# What Does Inc Stand For On My Mitutoyo Caliper



## tackit (Jul 14, 2016)

Can someone tell me what INC stands for on my Mitutoyo caliper? In the upper left hand corner of the picture. thanks


----------



## Bob Korves (Jul 14, 2016)

Incremental?


----------



## Paul in OKC (Jul 14, 2016)

Incremental would be my thought as well. Not sure why on a caliper, but.......


----------



## Wreck™Wreck (Jul 14, 2016)

Incremental mode can be zeroed with a gauge then when measuring multiple parts will tell the operator how big or small of the target size it is,, this is useful for employees that have little or no skill at taking measurements. It will read +.oo something or -.00 something, removes a lot of the actual thinking and associated mistakes.


----------



## Billh50 (Jul 14, 2016)

Wreck is correct. I had a set like that years ago. well until an apprentice dropped a part on the display and broke it in pieces.


----------



## tackit (Jul 14, 2016)

Thanks for the education guys, it's puzzled me for a long time.


----------



## T Bredehoft (Jul 14, 2016)

My $9.99 Harbor Freight digital caliper doesn't say INC, but it works that way. Set zero on a .500 gage block and measure drill rod, It shows plus or minus whatever. 

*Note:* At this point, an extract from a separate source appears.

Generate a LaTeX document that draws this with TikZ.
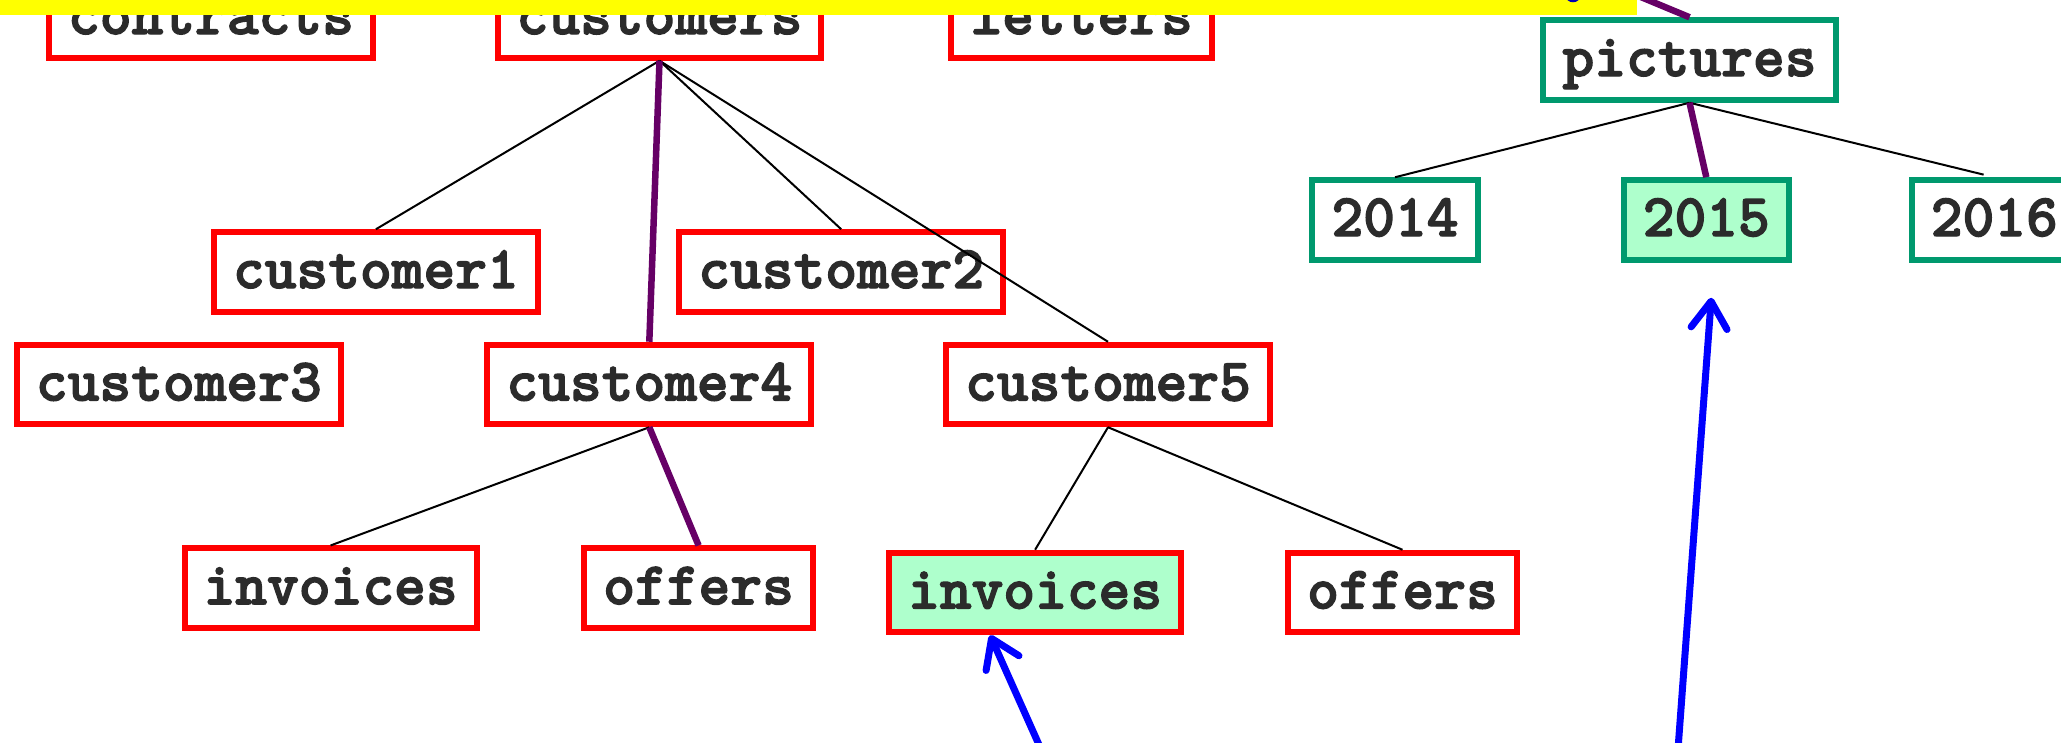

I never thought of using it for that. Thanks.


----------



## Wreck™Wreck (Jul 15, 2016)

T Bredehoft said:


> My $9.99 Harbor Freight digital caliper doesn't say INC, but it works that way. Set zero on a .500 gage block and measure drill rod, It shows plus or minus whatever.
> 
> I never thought of using it for that. Thanks.


If you ever program CNC machines be extremely aware that they have an absolute mode and an incremental mode, absolute is the way most drawings are made. However I run some machines with conversational controls that will turn from ABS to INC at the wrong push of a button, this will result in a serious crash.

I believe G90  is absolute, G91 is incremental both are modal and stay in effect until changed by another line or the program ends.


----------



## T Bredehoft (Jul 18, 2016)

Wreck™Wreck said:


> I believe G90 is absolute, G91 is incremental both are modal and stay in effect until changed by another line or the program ends.



I was working toward that as I read your first line. Yeah, I knew that, just hadn't converted my mind to associating G90/91 with a hand held tool.


----------